- Information supplied:
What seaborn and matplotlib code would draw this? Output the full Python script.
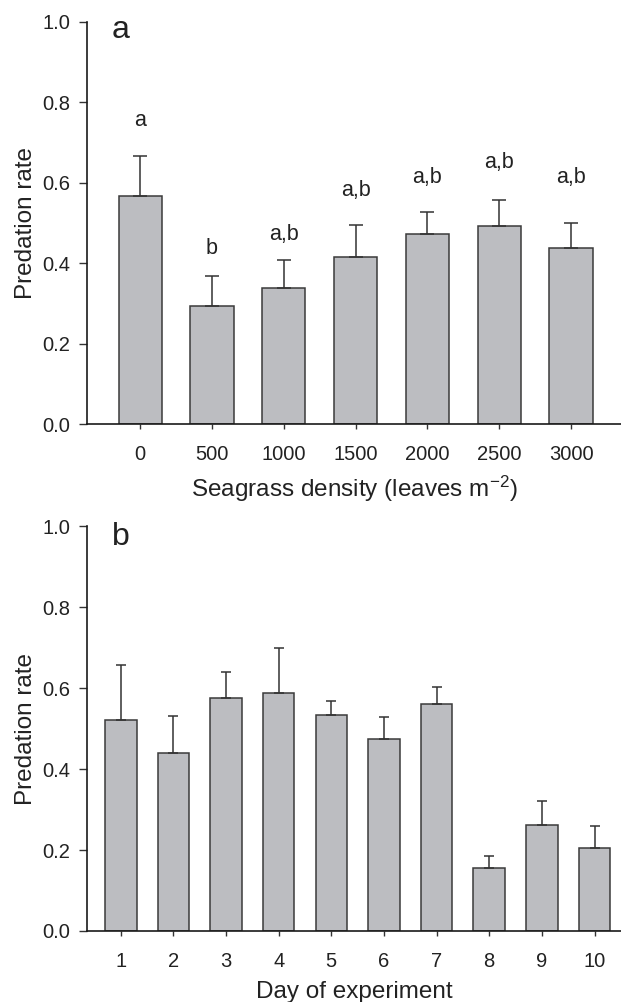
import matplotlib
matplotlib.use("Agg")
import matplotlib.pyplot as plt
import seaborn as sns
import numpy as np
import pandas as pd

# ---- data ----
density_labels = ["0", "500", "1000", "1500", "2000", "2500", "3000"]
density_mean = [0.567, 0.294, 0.339, 0.415, 0.472, 0.493, 0.437]
density_upper = [0.667, 0.368, 0.408, 0.494, 0.528, 0.558, 0.499]
density_letters = ["a", "b", "a,b", "a,b", "a,b", "a,b", "a,b"]
letter_y = [0.742, 0.422, 0.458, 0.566, 0.600, 0.636, 0.600]

day_labels = ["1", "2", "3", "4", "5", "6", "7", "8", "9", "10"]
day_mean = [0.522, 0.439, 0.577, 0.589, 0.533, 0.475, 0.560, 0.156, 0.262, 0.204]
day_upper = [0.658, 0.531, 0.639, 0.699, 0.568, 0.528, 0.602, 0.185, 0.321, 0.260]

yticks = [0.0, 0.2, 0.4, 0.6, 0.8, 1.0]

sns.set_style("ticks")
plt.rcParams["font.family"] = ["Liberation Sans", "DejaVu Sans"]
plt.rcParams["mathtext.fontset"] = "custom"
plt.rcParams["mathtext.rm"] = "Liberation Sans"
plt.rcParams["mathtext.it"] = "Liberation Sans:italic"
plt.rcParams["mathtext.bf"] = "Liberation Sans:bold"

TXT = "#222222"
BAR = "#bcbdc1"
EDGE = "#3a3a3a"

fig = plt.figure(figsize=(6.21, 10.02), dpi=100)
ax1 = fig.add_axes([0.140, 0.5766, 0.860, 0.4016])
ax2 = fig.add_axes([0.140, 0.0709, 0.860, 0.4037])


def draw(ax, labels, mean, upper, capsize, xlim):
    df = pd.DataFrame({"cat": labels, "val": mean})
    sns.barplot(data=df, x="cat", y="val", order=labels, ax=ax, color=BAR,
                saturation=1, width=0.6, edgecolor=EDGE, linewidth=1.1,
                errorbar=None)
    x = np.arange(len(labels))
    m = np.array(mean)
    u = np.array(upper)
    ax.errorbar(x, m, yerr=[np.zeros_like(m), u - m], fmt="none",
                ecolor="#333333", elinewidth=1.1, capsize=capsize,
                capthick=1.1, zorder=1)
    ax.set_ylim(0, 1.0)
    ax.set_xlim(*xlim)
    ax.set_yticks(yticks)
    ax.set_yticklabels([f"{t:.1f}" for t in yticks])
    sns.despine(ax=ax)
    for s in ["left", "bottom"]:
        ax.spines[s].set_linewidth(1.2)
        ax.spines[s].set_color("#1a1a1a")
    ax.tick_params(axis="y", length=5.5, width=1, color="#333333",
                   labelsize=14.5, pad=6.5, labelcolor=TXT)
    ax.tick_params(axis="x", length=3.5, width=1, color="#333333",
                   labelsize=14.5, pad=11.5, labelcolor=TXT)
    ax.set_ylabel("Predation rate", fontsize=17.5, color=TXT, labelpad=4)


draw(ax1, density_labels, density_mean, density_upper, 5.3, (-0.742, 6.696))
draw(ax2, day_labels, day_mean, day_upper, 3.9, (-0.642, 9.503))

ax1.set_xlabel(r"Seagrass density (leaves m$^{\mathregular{-2}}$)",
               fontsize=17.5, color=TXT, labelpad=7)
ax2.set_xlabel("Day of experiment", fontsize=17.5, color=TXT, labelpad=7)

for i, (lt, ly) in enumerate(zip(density_letters, letter_y)):
    ax1.text(i, ly, lt, ha="center", va="baseline", fontsize=15.5, color=TXT)

ax1.text(-0.40, 0.96, "a", ha="left", va="baseline", fontsize=23, color=TXT)
ax2.text(-0.17, 0.954, "b", ha="left", va="baseline", fontsize=23, color=TXT)

fig.savefig("out.png", dpi=100)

- Work required: Leave out any pictures and return exactly the lines from the beginning of the data through the line with "letter_y = [0.742, 0.422, 0.458, 0.566, 0.600, 0.636, 0.600]", inclusive.

- Answer to the task:
What seaborn and matplotlib code would draw this? Output the full Python script.
import matplotlib
matplotlib.use("Agg")
import matplotlib.pyplot as plt
import seaborn as sns
import numpy as np
import pandas as pd

# ---- data ----
density_labels = ["0", "500", "1000", "1500", "2000", "2500", "3000"]
density_mean = [0.567, 0.294, 0.339, 0.415, 0.472, 0.493, 0.437]
density_upper = [0.667, 0.368, 0.408, 0.494, 0.528, 0.558, 0.499]
density_letters = ["a", "b", "a,b", "a,b", "a,b", "a,b", "a,b"]
letter_y = [0.742, 0.422, 0.458, 0.566, 0.600, 0.636, 0.600]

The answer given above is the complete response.